When I buy a side of beef ("cow pool") and pay for processing, what am I entitled to?
Hello, Recently I purchased a half of a cow from a local rancher who delivered the animal to a local butcher for processing. I paid the rancher directly based on the hanging weight and will pay the butcher an additional per pound fee for processing when I pick up the packaged meat. I am writing to you in hopes of getting a better understanding of what I am entitled to as the owner and what expectations are reasonable as the customer. currently the animal is hanging in the butchers cooler, aging. Per their request, I sent them my processing instructions. The butcher is now resisting some of my requests for cuts, which, I was told, were "unusual," "unfamiliar," and in one case, “not legally available for sale” (specifically, “sweet breads”). I based my processing request on this butcher cut chart (https://www.beefitswhatsfordinner.com/cuts/cut-charts) and also this video (https://www.youtube.com/watch?v=WrOzwoMKzH4). The butchers initial response surprised for the following reasons: 1) the butcher assured beforehand me that I could make a full list of "custom cut requests (this shop advertises itself as a "custom-processer" specializing in "cutting steaks, chops and roasts to [customer] specifications”); 2) I thought that beef cuts were somewhat standardized for USDA-registered processors; and 3) as the owner of the animal (half the animal), I thought I was legally entitled to whatever pieces I am willing to pay to have processed (except the brain, I assume).
Washtenaw County Michigan
Custom processors typically cut beef into more traditional cuts (i.e. chuck steaks/roasts) of beef than some of the newer beef cuts that are available from larger processors (i.e. ranch, Denver, and flat iron steaks). Some of these cutting differences are a result of the butcher's cutting experience and some of them are based on when and how the carcass is broken down into cuts. Beef carcasses at a larger processor are typically cut into subprimal cuts within 24-48 hours after harvest and then the subprimal cuts are aged in vacuum packaged bags (also called wet aging). Custom processors leave the animals age by hanging the whole carcass for 7 to 14 days (also known as dry aging) that is associated with improved flavor intensity as one of the major benefits. Some of the downfalls of dry aging whole carcasses is increased yield loss because more water evaporates from the carcass during this time and the fat and muscles on the carcass become harder. This can create challenges when trying to remove some of the newer beef cuts as it is harder to separate the muscles into some of the groups that the newer beef cuts utilize.

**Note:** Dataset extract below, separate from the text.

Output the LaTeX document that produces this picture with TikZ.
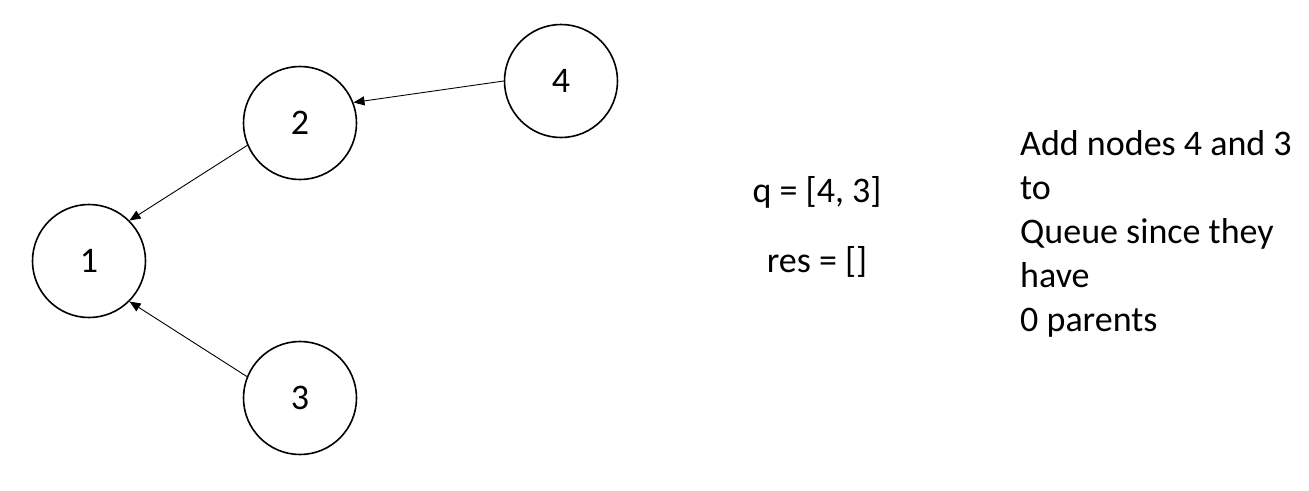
\documentclass[tikz,border=0pt]{standalone}
\usepackage{fontspec}
\setmainfont{Carlito}
\usetikzlibrary{arrows.meta}
\begin{document}
\begin{tikzpicture}[x=1pt,y=-1pt,
  vertex/.style={circle,draw,line width=1.6pt,minimum size=113pt,inner sep=0pt,font=\fontsize{36}{42}\selectfont},
  edge/.style={line width=0.9pt,-{Triangle[length=11pt,width=9pt]}},
  label/.style={font=\fontsize{36}{44}\selectfont,inner sep=0pt}]
\useasboundingbox[fill=white] (0,0) rectangle (1309,490);
\node[vertex] (n1) at (89,261) {1};
\node[vertex] (n2) at (300,123) {2};
\node[vertex] (n3) at (300,398) {3};
\node[vertex] (n4) at (561,81) {4};
\draw[edge] (n4.west) -- (n2.21);
\draw[edge] (n2.203) -- (n1.45);
\draw[edge] (n3.158) -- (n1.-45);
\node[label,anchor=base] (q) at (817,202) {q = [4, 3]};
\node[label,anchor=base] (res) at (817,272) {res = []};
\node[label,anchor=north west,align=left] (note) at (1020,130) {Add nodes 4 and 3\\to\\Queue since they\\have\\0 parents};
\end{tikzpicture}
\end{document}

Also, not all cuts of beef can be obtained from one side of beef, as explained in this article: https://www.canr.msu.edu/news/beginners_guide_to_freezer_beef_processing
There are cutting guides available, https://www.beefitswhatsfordinner.com/cutting-guides/search?Take=10&SortItem=, that may assist the butcher with determining which cuts you are requesting. Although there are standardized cuts of beef, many cuts have regional or alternative names (i.e. English roast, sizzler steak). Thus, some of the confusion/unfamiliarity could be based on the name of the cut.
In terms of the sweetbreads (thymus gland), these are edible by-products/variety meats but they are not commonly removed at custom processors as most customers are not interested in them and this request would need to be known at the time of harvest because they need to be handled in a special way for quality and safety reasons. There are some by-products that are not legally able to be allowed into the foodchain, including some other glands. This list expands based on the age of the animal, over 30 months of age, as well.